Seit Wochen versucht die türkische Führung in einem stetig eskalierenden Wortkrieg mit Bagdad klarzustellen, dass sie nicht von der Befreiung Mosuls ausgeschlossen werden könne, gleichgültig ob Bagdad einer militärischen Intervention zustimme oder nicht. Zu diesem Zweck haben die Türken bereits im Dezember tausend Soldaten und 25 Panzer in dem etwa 25 km von Mosul entfernten Baschika stationiert, wo sie ein Trainingslager für Peschmerga und arabische Sunniten aus Mosul einrichteten.  Zwar wurde die Einheit inzwischen auf 500 Mann reduziert, doch stehen in anderen Teilen des Nord-Iraks  noch mindestens 2000 türkische Militärs als „Berater“.
Auch Iraks Premier Abadi spricht von Verletzung irakischer Souveränität, forderte wiederholt – vergeblich – die Türken zum Abzug auf und warnt, dass eine militärische Beteiligung an der Mosul-Offensive  einen regionalen Krieg vom Zaum brechen würde.
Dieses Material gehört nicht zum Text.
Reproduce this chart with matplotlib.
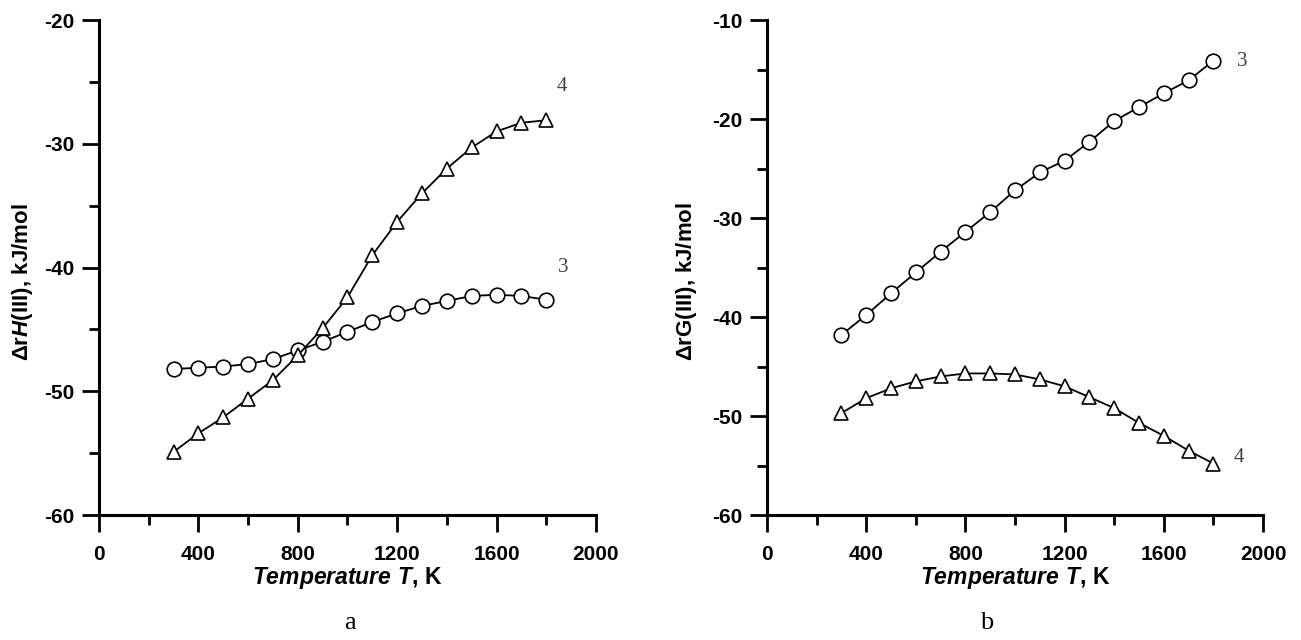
import matplotlib
matplotlib.use("Agg")
import matplotlib.pyplot as plt
from matplotlib.ticker import MultipleLocator

plt.rcParams['font.family'] = ['Liberation Sans', 'DejaVu Sans']
plt.rcParams['axes.unicode_minus'] = False
plt.rcParams['mathtext.fontset'] = 'custom'
plt.rcParams['mathtext.rm'] = 'Liberation Sans:bold'
plt.rcParams['mathtext.bf'] = 'Liberation Sans:bold'
plt.rcParams['mathtext.it'] = 'Liberation Sans:bold:italic'

# temperatures, K
T = [300, 400, 500, 600, 700, 800, 900, 1000, 1100, 1200, 1300, 1400, 1500, 1600, 1700, 1800]

# panel a: enthalpy, kJ/mol
dH3 = [-48.2, -48.1, -48.0, -47.8, -47.4, -46.7, -46.0, -45.2, -44.4, -43.7, -43.1, -42.7, -42.3, -42.2, -42.3, -42.6]
dH4 = [-54.9, -53.4, -52.1, -50.6, -49.1, -47.1, -44.9, -42.4, -39.0, -36.3, -34.0, -32.0, -30.3, -29.0, -28.3, -28.1]

# panel b: Gibbs energy, kJ/mol
dG3 = [-41.8, -39.8, -37.6, -35.5, -33.4, -31.4, -29.4, -27.2, -25.4, -24.2, -22.3, -20.2, -18.8, -17.4, -16.1, -14.1]
dG4 = [-49.7, -48.2, -47.2, -46.5, -46.0, -45.7, -45.7, -45.8, -46.3, -47.0, -48.1, -49.2, -50.7, -52.0, -53.5, -54.8]

fig = plt.figure(figsize=(13.01, 6.40), dpi=100)
axa = fig.add_axes([0.0761, 0.1953, 0.3820, 0.7734])
axb = fig.add_axes([0.5896, 0.1953, 0.3812, 0.7734])


def style(ax, ylo, yhi):
    ax.set_xlim(0, 2000)
    ax.set_ylim(ylo, yhi)
    ax.spines['top'].set_visible(False)
    ax.spines['right'].set_visible(False)
    for s in ('left', 'bottom'):
        ax.spines[s].set_linewidth(2.2)
    ax.xaxis.set_major_locator(MultipleLocator(400))
    ax.xaxis.set_minor_locator(MultipleLocator(200))
    ax.yaxis.set_major_locator(MultipleLocator(10))
    ax.yaxis.set_minor_locator(MultipleLocator(5))
    ax.tick_params(which='major', direction='out', length=12.5, width=2.0,
                   labelsize=15, pad=5)
    ax.tick_params(which='minor', direction='out', length=7.5, width=2.0)
    ax.tick_params(axis='x', which='major', pad=9)
    for lab in ax.get_xticklabels() + ax.get_yticklabels():
        lab.set_fontweight('bold')
    ax.set_xlabel(r'$\mathit{Temperature\ T{,}}\ \mathrm{K}$', fontsize=16.5, labelpad=1)


mk = dict(color='black', lw=1.3, markerfacecolor='white', markeredgecolor='black',
          markeredgewidth=1.2, markersize=10.5)

axa.plot(T, dH3, marker='o', **mk)
axa.plot(T, dH4, marker='^', **mk)
style(axa, -60, -20)

axb.plot(T, dG3, marker='o', **mk)
axb.plot(T, dG4, marker='^', **mk)
style(axb, -60, -10)

serif = dict(family=['Liberation Serif', 'DejaVu Serif'], color='#404040', fontsize=15)
axa.text(1863, -25.4, '4', ha='center', va='center', **serif)
axa.text(1867, -40.0, '3', ha='center', va='center', **serif)
axb.text(1915, -14.2, '3', ha='center', va='center', **serif)
axb.text(1903, -54.2, '4', ha='center', va='center', **serif)

fig.text(23 / 1301, 1 - 282 / 640, r'$\mathrm{\Delta r}\mathit{H}\mathrm{(III){,}\ kJ/mol}$',
         rotation=90, ha='center', va='center', fontsize=16)
fig.text(687 / 1301, 1 - 282 / 640, r'$\mathrm{\Delta rG(III){,}\ kJ/mol}$',
         rotation=90, ha='center', va='center', fontsize=16)

cap = dict(family=['Liberation Serif', 'DejaVu Serif'], fontsize=19, ha='center', va='center')
fig.text(350 / 1301, 1 - 623 / 640, 'a', **cap)
fig.text(987 / 1301, 1 - 623 / 640, 'b', **cap)

fig.savefig('out.png', dpi=100)
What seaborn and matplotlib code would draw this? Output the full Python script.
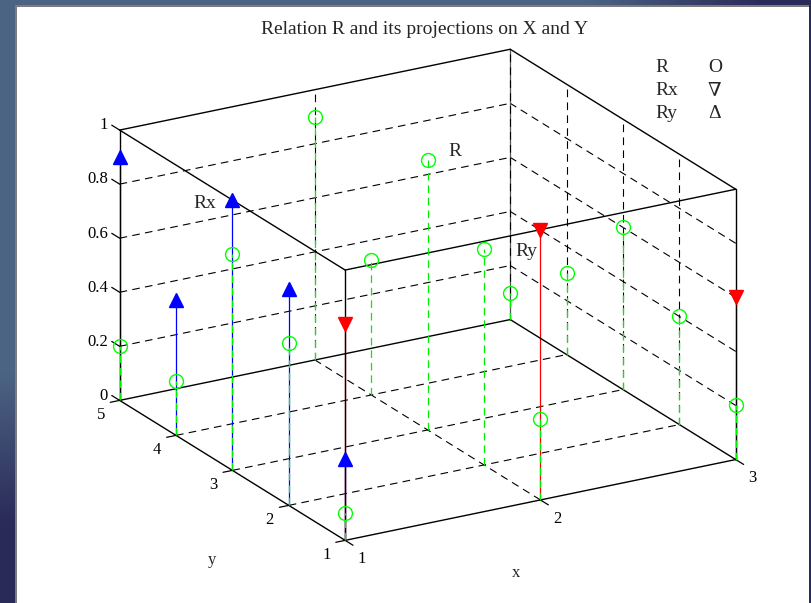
import numpy as np
import pandas as pd
import matplotlib
matplotlib.use("Agg")
import matplotlib.pyplot as plt
from matplotlib.patches import Rectangle
from mpl_toolkits.mplot3d import proj3d
import seaborn as sns

# universe of discourse
x_vals = [1, 2, 3]
y_vals = [1, 2, 3, 4, 5]
# membership grades of R(x, y), one list per x value (y = 1..5)
R_x1 = [0.1, 0.6, 0.8, 0.2, 0.2]
R_x2 = [0.3, 0.8, 1.0, 0.5, 0.9]
R_x3 = [0.2, 0.4, 0.6, 0.3, 0.1]
# projections of R
Rx = [0.8, 1.0, 0.6]             # on X, stems along y = 1
Ry = [0.3, 0.8, 1.0, 0.5, 0.9]   # on Y, stems along x = 1
z_ticks = [0, 0.2, 0.4, 0.6, 0.8, 1.0]
z_tick_labels = ["0", "0.2", "0.4", "0.6", "0.8", "1"]
x_tick_labels = ["1", "2", "3"]
y_tick_labels = ["1", "2", "3", "4", "5"]

rel = pd.DataFrame({
    "x": np.repeat(x_vals, len(y_vals)),
    "y": y_vals * len(x_vals),
    "mu": R_x1 + R_x2 + R_x3,
})

sns.set_theme(style="white")
plt.rcParams["font.family"] = ["Liberation Serif", "DejaVu Serif"]
plt.rcParams["lines.scale_dashes"] = False

W, H = 812, 603
fig = plt.figure(figsize=(W / 100, H / 100), dpi=100)


def fx(px):
    return px / W


def fy(py):
    return 1 - py / H


# slide backdrop with the white figure panel
bg = fig.add_axes([0, 0, 1, 1])
bg.set_axis_off()
gx, gy = np.meshgrid(np.linspace(0, 1, 300), np.linspace(0, 1, 300))
t = np.clip(np.maximum((gx - 0.72) / 0.22, (gy - 0.62) / 0.25), 0, 1)[..., None]
steel = np.array([0x4c, 0x64, 0x84]) / 255
navy = np.array([0x2a, 0x2a, 0x58]) / 255
bg.imshow(steel * (1 - t) + navy * t, extent=[0, 1, 0, 1], origin="upper", aspect="auto")
bg.add_patch(Rectangle((fx(15), 0), fx(809) - fx(15), fy(5), color="#7c7c7c", lw=0))
bg.add_patch(Rectangle((fx(17), 0), fx(809) - fx(17), fy(7), color="white", lw=0))
bg.set_xlim(0, 1)
bg.set_ylim(0, 1)

# 3-D axes, orthographic view
S = 680
cx, cy = 418.5, 304
ax = fig.add_axes([fx(cx - S / 2), fy(cy + S / 2), S / W, S / H],
                  projection="3d", computed_zorder=False)
ax.set_proj_type("ortho")
ax.view_init(elev=21, azim=-120)
ax.set_box_aspect((1, 1, 0.642))
ax.set_xlim(1, 3)
ax.set_ylim(1, 5)
ax.set_zlim(0, 1)
ax.set_xticks([])
ax.set_yticks([])
ax.set_zticks([])
ax.set_axis_off()
ax.patch.set_alpha(0)

x0, x1 = x_vals[0], x_vals[-1]
y0, y1 = y_vals[0], y_vals[-1]
grid_kw = dict(color="black", lw=0.8, ls=(0, (5.5, 3.8)), zorder=1)

# grid on the floor and the two back walls
for xv in x_vals[1:-1]:
    ax.plot([xv, xv], [y0, y1], [0, 0], **grid_kw)
    ax.plot([xv, xv], [y1, y1], [0, 1], **grid_kw)
for yv in y_vals[1:-1]:
    ax.plot([x0, x1], [yv, yv], [0, 0], **grid_kw)
    ax.plot([x1, x1], [yv, yv], [0, 1], **grid_kw)
for zv in z_ticks[1:-1]:
    ax.plot([x0, x1], [y1, y1], [zv, zv], **grid_kw)
    ax.plot([x1, x1], [y0, y1], [zv, zv], **grid_kw)
ax.plot([x1, x1], [y1, y1], [0, 1], color="#555555", lw=0.9, zorder=1)
ax.plot([x1, x1], [y1, y1], [0, 1], **grid_kw)

# box outline
edge_kw = dict(color="black", lw=1.0, zorder=3.5)
for zv in (0, 1):
    ax.plot([x0, x1], [y0, y0], [zv, zv], **edge_kw)
    ax.plot([x0, x1], [y1, y1], [zv, zv], **edge_kw)
    ax.plot([x0, x0], [y0, y1], [zv, zv], **edge_kw)
    ax.plot([x1, x1], [y0, y1], [zv, zv], **edge_kw)
for xv, yv in ((x0, y0), (x1, y0), (x0, y1)):
    ax.plot([xv, xv], [yv, yv], [0, 1], **edge_kw)

# tick marks
tick_kw = dict(color="black", lw=0.9, zorder=3.5)
for zv in z_ticks:
    ax.plot([x0, x0], [y1, y1 + 0.14], [zv, zv], **tick_kw)
for yv in y_vals:
    ax.plot([x0, x0 - 0.048], [yv, yv], [0, 0], **tick_kw)
for xv in x_vals:
    ax.plot([xv, xv], [y0, y0 - 0.14], [0, 0], **tick_kw)

# projection stems
for yv, v in zip(y_vals, Ry):
    ax.plot([x0, x0], [yv, yv], [0, v], color="#0000ff", lw=0.9, zorder=3)
for xv, v in zip(x_vals, Rx):
    ax.plot([xv, xv], [y0, y0], [0, v], color="#ff0000", lw=0.9, zorder=3)

# relation stems
green = "#00ee00"
for _, r in rel.iterrows():
    ax.plot([r.x, r.x], [r.y, r.y], [0, r.mu], color=green, lw=0.9,
            ls=(0, (5.5, 3.5)), zorder=4)

ax.plot(rel["x"], rel["y"], rel["mu"], ls="none", marker="o", ms=10,
        mfc="none", mec="#00ff00", mew=1.0, zorder=5)
ax.plot([x0] * len(y_vals), y_vals, Ry, ls="none", marker="^", ms=10.5,
        color="#0000ff", zorder=5)
ax.plot(x_vals, [y0] * len(x_vals), Rx, ls="none", marker="v", ms=10.5,
        color="#ff0000", zorder=5)

# tick labels: anchor points projected through the 3-D view
fig.canvas.draw()
M = ax.get_proj()


def label3d(x, y, z, s, **kw):
    px, py, _ = proj3d.proj_transform(x, y, z, M)
    dx, dy = ax.transData.transform((px, py))
    fig.text(dx / W, dy / H, s, **kw)


tick_font = dict(fontsize=12, color="black")
for zv, lab in zip(z_ticks, z_tick_labels):
    label3d(x0, y1 + 0.21, zv - 0.01, lab, ha="right", va="center", **tick_font)
for yv, lab in zip(y_vals, y_tick_labels):
    label3d(x0 - 0.097, yv, -0.041, lab, ha="center", va="center", **tick_font)
for xv, lab in zip(x_vals, x_tick_labels):
    label3d(xv, y0 - 0.30, -0.031, lab, ha="center", va="center", **tick_font)

# titles, axis names and annotations
fig.text(fx(425), fy(30), "Relation R and its projections on X and Y",
         ha="center", va="center", fontsize=14)
fig.text(fx(212), fy(560), "y", ha="center", va="center", fontsize=12)
fig.text(fx(516), fy(573), "x", ha="center", va="center", fontsize=12)
fig.text(fx(205), fy(203), "Rx", ha="center", va="center", fontsize=14)
fig.text(fx(455), fy(152), "R", ha="center", va="center", fontsize=14)
fig.text(fx(526), fy(252), "Ry", ha="center", va="center", fontsize=14)

for row, (name, sym) in enumerate([("R", "O"), ("Rx", "\u2207"), ("Ry", "\u0394")]):
    fig.text(fx(655), fy(68 + row * 22.5), name, ha="left", va="center", fontsize=14)
    fig.text(fx(708), fy(68 + row * 22.5), sym, ha="left", va="center", fontsize=14)

fig.savefig("out.png", dpi=100)
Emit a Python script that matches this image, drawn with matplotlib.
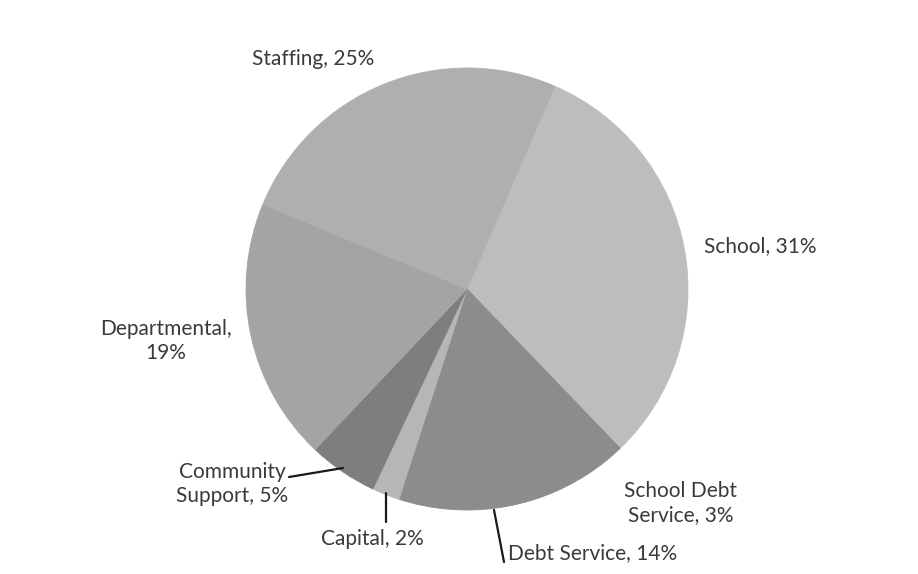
import matplotlib.pyplot as plt

plt.rcParams['font.family'] = ['Lato', 'DejaVu Sans']

categories = ['School', 'School Debt\nService', 'Debt Service', 'Capital',
              'Community\nSupport', 'Departmental,\n', 'Staffing']
shares = [31, 3, 14, 2, 5, 19, 25]
labels = ['School, 31%', 'School Debt\nService, 3%', 'Debt Service, 14%',
          'Capital, 2%', 'Community\nSupport, 5%', 'Departmental,\n19%',
          'Staffing, 25%']
colors = ['#bdbdbd', '#8c8c8c', '#8c8c8c', '#b6b6b6', '#7e7e7e',
          '#a4a4a4', '#afafaf']

W, H = 918, 574
cx, cy, r = 467, 289, 221

fig = plt.figure(figsize=(W / 100, H / 100), dpi=100)
ax = fig.add_axes([(cx - r) / W, (H - cy - r) / H, 2 * r / W, 2 * r / H])

wedges, _ = ax.pie(shares, colors=colors, startangle=66.6, counterclock=False)
for w, c in zip(wedges, colors):
    w.set_edgecolor(c)  # hide the anti-alias seams between wedges
    w.set_linewidth(0.6)
ax.set_xlim(-1, 1)
ax.set_ylim(-1, 1)


def p(px, py):
    # pixel position in the picture -> pie data units
    return (px - cx) / r, (cy - py) / r


txt = dict(fontsize=15, color='#3a3a3a', linespacing=1.3)

ax.text(*p(313, 59), labels[6], ha='center', va='center', **txt)
ax.text(*p(704, 246), labels[0], ha='left', va='center', **txt)
ax.text(*p(166, 341), labels[5], ha='center', va='center', **txt)
ax.text(*p(681, 503), labels[1], ha='center', va='center', **txt)

line = dict(arrowstyle='-', color='#1a1a1a', lw=1.6, shrinkA=0, shrinkB=0)
ax.annotate('', xy=p(343, 468), xytext=p(289, 477), arrowprops=line)
ax.text(*p(232, 484), labels[4], ha='center', va='center', **txt)
ax.annotate('', xy=p(386, 493), xytext=p(386, 522), arrowprops=line)
ax.text(*p(372, 539), labels[3], ha='center', va='center', **txt)
ax.annotate('', xy=p(494, 510), xytext=p(504, 562), arrowprops=line)
ax.text(*p(508, 553), labels[2], ha='left', va='center', **txt)

fig.savefig('out.png', dpi=100, facecolor='white')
Versuche der USA, Bagdad zu einer Kooperation mit Ankara zu bewegen, scheiterten bisher. Aber auch der türkische Präsident Erdogan zeigt lenkt nicht ein, sieht er doch eine historische Chance, den Verlust Mosuls vor fast hundert Jahren wieder wettzumachen.
Fast 400 Jahre lang galt Mosul, die Hauptstadt von drei Provinzen auf dem Gebiet des heutigen Iraks,  als integraler Teil des Osmanischen Reiches, bis die Briten die Stadt 1918 eroberten. Die Entscheidung des Völkerbundes 1926, Mosul nicht der Türkei, sondern  dem britischen Mandatsgebiet Irak zuzuschreiben, haben türkische Nationalisten bis heute nicht verkraftet. So wird denn auch Erdogan nicht müde, die „historische Verantwortung“ für dieser Region zu betonen und scheute vergangenen Sonntag nicht einmal vor der Behauptung zurück, Mosul, die nordirakische Ölstadt Kirkuk und das syrische Aleppo gehörten den Türken, die einst aus diesen Städten vertrieben worden seien, wie heute Iraker und Syrer durch den IS. Ankara betrachtet weite Teile des Nord-Iraks bis zur iranischen Grenze als eine natürliche, strategisch wichtige Pufferzone. Um diese abzuichern setzt sich Erdogan nicht mehr für die Erhaltung der Einheit des Iraks ein, sondern verstärkte seine Beziehungen mit dem autonomen irakischen Kurdistan, aber auch mit den arabischen Sunniten unter Führung des ehemaligen Gouverneurs der Provinz Niniveh mit der Hauptstadt Mosul, Athil al Nudschaifi, der heute eine 4.500 Mann starke, von den Türken trainierte Miliz anführt und für eine autonome Sunniten-Region kämpft. Nudschaifi steht einem anderen engen Verbündeten der Türken, Kurdenpräsident Massoud Barzani, nahe.
All diese Entwicklungen beunruhigen Iraks schiitische Politiker zutiefst. Sie werfen den Türken vor, die Spaltung des Landes voranzutreiben und setzen Abadi massiv unter Druck, Ankaras militärischen Absichten Einhalt zu gebieten. Schon warnt der Premier, schiitische Milizen hätten das Recht, türkische Truppen „gewaltsam“ aus dem Irak zu verjagen. Dafür ist ihnen nun Teherans Unterstützung sicher. Immerhin geht es den Türken ja vor allem auch darum den Einfluss des Irans im Irak so weit wie möglich einzudämmen.